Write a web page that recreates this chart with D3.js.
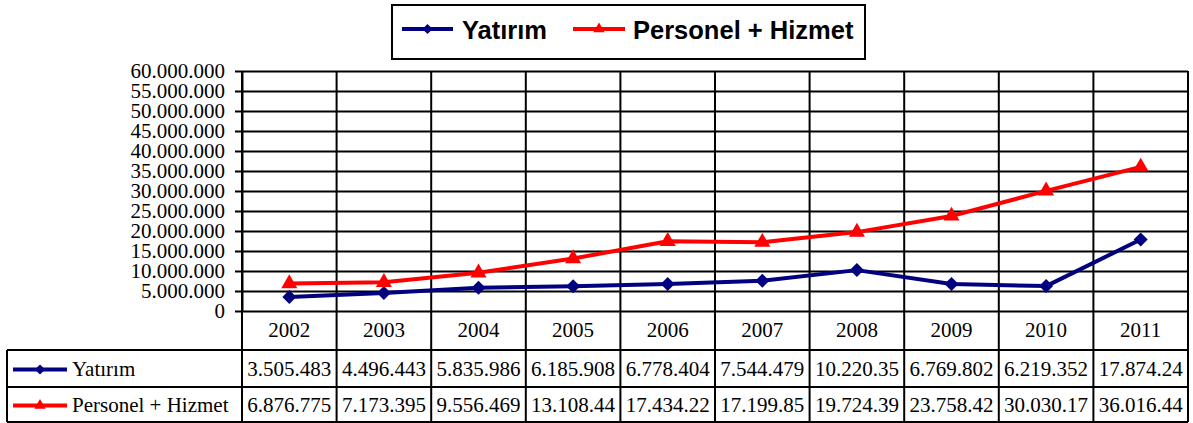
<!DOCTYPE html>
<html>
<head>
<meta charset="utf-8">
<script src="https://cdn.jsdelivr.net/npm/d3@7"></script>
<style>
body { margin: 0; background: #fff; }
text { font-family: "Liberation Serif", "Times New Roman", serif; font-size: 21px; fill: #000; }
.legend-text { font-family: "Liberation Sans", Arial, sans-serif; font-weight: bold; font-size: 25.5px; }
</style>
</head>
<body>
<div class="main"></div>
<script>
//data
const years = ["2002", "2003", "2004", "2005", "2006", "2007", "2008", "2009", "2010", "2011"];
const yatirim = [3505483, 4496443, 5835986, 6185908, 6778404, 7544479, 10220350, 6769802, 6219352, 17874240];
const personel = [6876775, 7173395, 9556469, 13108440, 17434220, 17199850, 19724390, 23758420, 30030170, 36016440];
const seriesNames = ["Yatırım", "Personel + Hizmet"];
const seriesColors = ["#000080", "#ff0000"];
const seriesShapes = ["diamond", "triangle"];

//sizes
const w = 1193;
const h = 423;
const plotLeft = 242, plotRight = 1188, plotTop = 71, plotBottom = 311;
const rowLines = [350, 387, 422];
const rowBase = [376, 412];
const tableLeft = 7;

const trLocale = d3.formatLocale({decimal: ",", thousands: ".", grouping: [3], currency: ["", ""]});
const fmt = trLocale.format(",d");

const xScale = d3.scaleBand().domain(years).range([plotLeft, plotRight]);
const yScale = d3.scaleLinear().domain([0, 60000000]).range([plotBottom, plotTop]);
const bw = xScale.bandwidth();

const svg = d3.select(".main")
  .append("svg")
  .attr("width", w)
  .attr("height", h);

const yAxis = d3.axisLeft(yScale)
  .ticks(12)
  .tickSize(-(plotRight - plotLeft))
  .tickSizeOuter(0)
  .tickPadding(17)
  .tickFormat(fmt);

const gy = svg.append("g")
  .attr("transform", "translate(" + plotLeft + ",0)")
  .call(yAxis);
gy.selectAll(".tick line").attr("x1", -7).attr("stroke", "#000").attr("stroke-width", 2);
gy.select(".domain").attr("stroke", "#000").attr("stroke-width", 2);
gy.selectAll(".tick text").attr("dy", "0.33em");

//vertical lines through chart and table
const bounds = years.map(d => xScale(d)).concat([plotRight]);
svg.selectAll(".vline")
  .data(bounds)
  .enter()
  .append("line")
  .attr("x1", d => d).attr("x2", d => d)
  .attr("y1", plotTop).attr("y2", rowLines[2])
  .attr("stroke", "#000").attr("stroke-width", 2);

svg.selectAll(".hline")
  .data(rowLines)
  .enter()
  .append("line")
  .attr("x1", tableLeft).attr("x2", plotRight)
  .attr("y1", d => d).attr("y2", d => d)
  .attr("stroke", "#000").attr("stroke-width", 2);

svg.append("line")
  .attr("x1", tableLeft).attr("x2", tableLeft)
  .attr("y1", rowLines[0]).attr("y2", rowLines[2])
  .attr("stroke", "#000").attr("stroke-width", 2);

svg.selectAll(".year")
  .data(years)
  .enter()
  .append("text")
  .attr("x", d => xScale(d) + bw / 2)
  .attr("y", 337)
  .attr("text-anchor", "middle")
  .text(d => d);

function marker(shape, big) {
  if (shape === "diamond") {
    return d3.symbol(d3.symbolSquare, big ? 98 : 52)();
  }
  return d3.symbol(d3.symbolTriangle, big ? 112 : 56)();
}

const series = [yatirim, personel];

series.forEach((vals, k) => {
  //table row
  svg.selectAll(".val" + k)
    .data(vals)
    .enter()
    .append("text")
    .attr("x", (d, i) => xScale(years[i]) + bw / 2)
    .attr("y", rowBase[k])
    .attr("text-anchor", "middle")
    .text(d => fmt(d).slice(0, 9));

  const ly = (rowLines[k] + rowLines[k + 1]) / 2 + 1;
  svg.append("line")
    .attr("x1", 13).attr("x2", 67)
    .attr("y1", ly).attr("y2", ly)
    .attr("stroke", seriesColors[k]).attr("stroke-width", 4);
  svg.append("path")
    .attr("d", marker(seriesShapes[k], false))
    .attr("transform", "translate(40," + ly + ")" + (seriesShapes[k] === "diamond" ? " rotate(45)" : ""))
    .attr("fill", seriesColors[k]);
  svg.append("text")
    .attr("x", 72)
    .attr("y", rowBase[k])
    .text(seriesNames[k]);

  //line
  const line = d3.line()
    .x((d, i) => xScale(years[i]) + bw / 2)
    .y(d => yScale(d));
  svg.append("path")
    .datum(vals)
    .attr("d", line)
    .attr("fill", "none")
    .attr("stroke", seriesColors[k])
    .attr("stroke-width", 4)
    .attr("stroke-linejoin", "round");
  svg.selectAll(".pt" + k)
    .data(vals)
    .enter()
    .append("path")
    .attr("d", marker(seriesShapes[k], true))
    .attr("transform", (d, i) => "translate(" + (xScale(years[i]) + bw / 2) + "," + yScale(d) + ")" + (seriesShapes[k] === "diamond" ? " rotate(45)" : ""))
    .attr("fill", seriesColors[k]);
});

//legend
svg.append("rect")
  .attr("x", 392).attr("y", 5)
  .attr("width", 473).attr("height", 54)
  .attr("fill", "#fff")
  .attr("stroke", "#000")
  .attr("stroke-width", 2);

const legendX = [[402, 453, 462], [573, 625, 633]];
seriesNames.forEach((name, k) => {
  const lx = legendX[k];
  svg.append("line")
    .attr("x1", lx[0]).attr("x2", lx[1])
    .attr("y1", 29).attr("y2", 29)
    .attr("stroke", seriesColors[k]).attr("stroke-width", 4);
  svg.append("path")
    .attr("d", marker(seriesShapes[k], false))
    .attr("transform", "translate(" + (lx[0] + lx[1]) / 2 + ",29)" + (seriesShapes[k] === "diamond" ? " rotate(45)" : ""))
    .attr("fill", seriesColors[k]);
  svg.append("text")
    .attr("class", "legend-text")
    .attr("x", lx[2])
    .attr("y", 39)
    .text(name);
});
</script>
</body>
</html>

> **GIVEN PROBLEM**: Scan the material above for the string "chart" and report each line where you find it.

> **RESULT FOR THIS EXERCISE**:
Write a web page that recreates this chart with D3.js.
//vertical lines through chart and table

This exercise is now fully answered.